The Court of Civil Appeals certified to this court the following question: "Whether or not it was error for the trial court to strike out appellee's plea of res adjudicata?"

We answer, no. When the appeal was perfected according to law and the County Court acquired jurisdiction of the case, it stood on the docket as if the suit had been originally commenced in that court. The judgment of the Justice Court was vacated by the appeal, and the voluntary dismissal of the case did not restore the vacated judgment, but put all parties out of court. Bender v. Lockett, 64 Tex. 566: Moore v. Jordan, 65 Tex. 395 [65 Tex. 395]: Woldert Grocery Co. v. Boonville Elevator Co., 99 Tex. 581; Roberts v. McCamant, 70 Tex. 743 [70 Tex. 743].

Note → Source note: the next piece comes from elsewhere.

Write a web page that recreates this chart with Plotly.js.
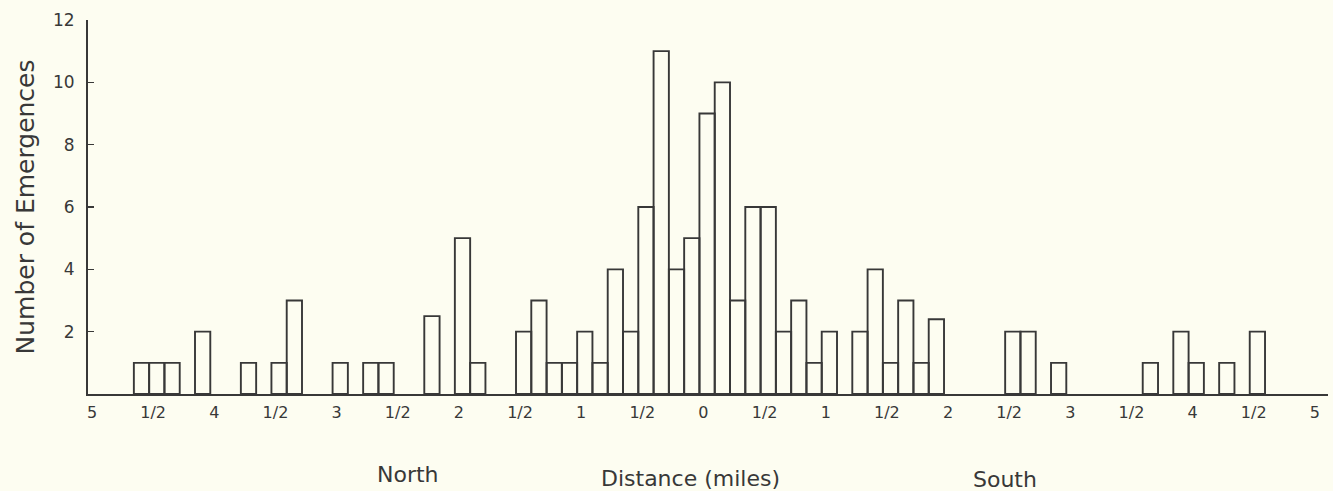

In the last case cited Judge Gaines said: "It is held, that when an appeal is properly taken from the judgment of the Justice Court, that it operates to avoid the judgment, and that a subsequent voluntary dismissal in the County Court does not restore it to validity. *189 (Bender v. Lockett, 64 Tex. 566; Moore v. Jordon, 65 Tex. 395 [65 Tex. 395].) If, however, it be a case which can not be appealed, or if the law for perfecting appeals be not complied with, we are of opinion that the judgment remains in force, and upon a dismissal by the County Court upon the ground that it has not acquired jurisdiction of the case it is the duty of the justice to issue execution upon the original judgment at the instance of the party in whose favor it is rendered."

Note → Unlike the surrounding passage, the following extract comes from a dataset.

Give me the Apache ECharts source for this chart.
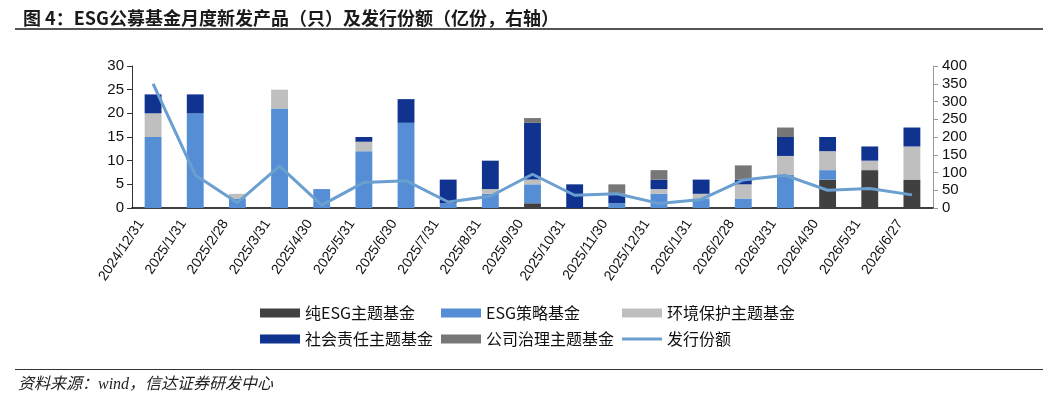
<!DOCTYPE html>
<html><head><meta charset="utf-8">
<script src="https://cdn.jsdelivr.net/npm/echarts@6/dist/echarts.min.js"></script>
<style>html,body{margin:0;padding:0;background:#fff}#c{width:1049px;height:400px}</style>
</head><body><div id="c"></div>
<script>
const categories = ['2024/12/31','2025/1/31','2025/2/28','2025/3/31','2025/4/30','2025/5/31','2025/6/30','2025/7/31','2025/8/31','2025/9/30','2025/10/31','2025/11/30','2025/12/31','2026/1/31','2026/2/28','2026/3/31','2026/4/30','2026/5/31','2026/6/27'];
const pureESG    = [0,0,0,0,0,0,0,0,0,1,0,0,0,0,0,0,6,8,6];
const strategy   = [15,20,2,21,4,12,18,1,3,4,0,1,3,2,2,7,2,0,0];
const envProtect = [5,0,1,4,0,2,0,0,1,1,0,0,1,1,3,4,4,2,7];
const social     = [4,4,0,0,0,1,5,5,6,12,5,2,2,3,1,4,3,3,4];
const governance = [0,0,0,0,0,0,0,0,0,1,0,2,2,0,3,2,0,0,0];
const issuance   = [350,93,15,118,8,72,77,17,33,95,36,40,13,24,79,92,50,55,37];
const leftTicks = [0,5,10,15,20,25,30];
const rightTicks = [0,50,100,150,200,250,300,350,400];

const names = ['纯ESG主题基金','ESG策略基金','环境保护主题基金','社会责任主题基金','公司治理主题基金','发行份额'];
const colors = ['#404040','#558ED5','#BFBFBF','#10338F','#777777','#6A9FD0'];
const barData = [pureESG, strategy, envProtect, social, governance];

const cjk = '"Noto Sans CJK SC", sans-serif';
const chart = echarts.init(document.getElementById('c'));
const series = barData.map((d,i)=>({
  name: names[i], type:'bar', stack:'s', data:d, barWidth:'40%',
  itemStyle:{color:colors[i]}
}));
series.push({name:names[5], type:'line', yAxisIndex:1, data:issuance, symbol:'none',
  lineStyle:{color:colors[5], width:3}, itemStyle:{color:colors[5]}});

const legendPos = [[260,305],[441,305],[622,305],[260,331],[441,331],[622,331]];
const legends = names.map((n,i)=>({
  data:[{name:n, icon:'rect'}],
  left:legendPos[i][0], top:legendPos[i][1], padding:0,
  itemWidth:40, itemHeight: i===5?3:9, itemGap:0,
  textStyle:{fontFamily:cjk, fontSize:16, color:'#111', padding:[0,0,0,0]},
  selectedMode:false
}));

chart.setOption({
  animation:false,
  title:{text:'图 4：ESG公募基金月度新发产品（只）及发行份额（亿份，右轴）', left:18, top:4,
    textStyle:{fontFamily:cjk, fontSize:18, fontWeight:'bold', color:'#1a1a1a'}},
  graphic:[
    {type:'rect', shape:{x:15,y:28,width:1028,height:2}, style:{fill:'#555'}},
    {type:'rect', shape:{x:15,y:369,width:1028,height:1}, style:{fill:'#333'}},
    {type:'text', left:18, top:377, style:{text:'资料来源：wind，信达证券研发中心', fill:'#222',
      font:'italic 16px "Liberation Serif", "Noto Sans CJK SC", serif'}}
  ],
  legend: legends,
  grid:{left:132, right:116, top:66, bottom:192, containLabel:false},
  xAxis:{type:'category', data:categories,
    axisLine:{lineStyle:{color:'#000', width:1.5}},
    axisTick:{inside:true, length:5, lineStyle:{color:'#000'}},
    axisLabel:{rotate:56, interval:0, fontFamily:'"Liberation Sans", Arial, sans-serif', fontSize:14, color:'#111', margin:8,
      verticalAlign:'bottom', padding:[0,11,0,0]}
  },
  yAxis:[
    {type:'value', min:0, max:30, interval:5, splitLine:{show:false},
      axisLine:{show:true, lineStyle:{color:'#333'}},
      axisTick:{show:true, length:5, lineStyle:{color:'#333'}},
      axisLabel:{fontFamily:'"Liberation Sans", Arial, sans-serif', fontSize:15, color:'#111', margin:8}},
    {type:'value', min:0, max:400, interval:50, splitLine:{show:false},
      axisLine:{show:true, lineStyle:{color:'#999'}},
      axisTick:{show:true, length:5, lineStyle:{color:'#999'}},
      axisLabel:{fontFamily:'"Liberation Sans", Arial, sans-serif', fontSize:15, color:'#111', margin:9}}
  ],
  series: series
});
</script></body></html>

Counsel for appellee claims that the case before us is distinguishable from those cases cited above in the fact that in this case the judgment was against the appellants in the Justice Court and the dismissal enabled plaintiffs to rid themselves of that judgment and to institute another suit in the Justice Court upon the same cause of action. The plaintiffs might have dismissed in the Justice Court before judgment or after a new trial in that court, and the appeal placed the case in the County Court upon the same footing as it would have been in the Justice Court before judgment or after new trial, and the same result would follow as in case of dismissal in the County Court. The judgment when vacated as to one party was set aside as to all parties. (Woldert Grocery Co. v. Boonville Elevator Co.,99 Tex. 581.)

In the case cited, judgment was rendered in the Justice Court against the Woldert Grocery Company in favor of the Elevator Company and upon its plea over against him judgment was entered in favor of the Grocery Company against J.J. Lewis for the same amount. Lewis appealed to the County Court, but the Grocery Company did not appeal. This court held that the appeal by Lewis vacated the judgment as to the Grocery Company.

Counsel for Curry submitted Kansas City Ft. S. Ry. Co. v. Hammond, 25 Kans., 208, as supporting his contention. Judge Brewer stated that the statute of Kansas prescribes the procedure upon dismissal of the appeal from Justice's Court. He said: "The argument is that the dismissal of the appeal, like a dismissal of the case, leaves the party without judgment. Not so." Quoting the statute on the subject. The distinction between the dismissal of the appeal and the dismissal of the case is in that case stated substantially as in Roberts v. McCamant, above cited.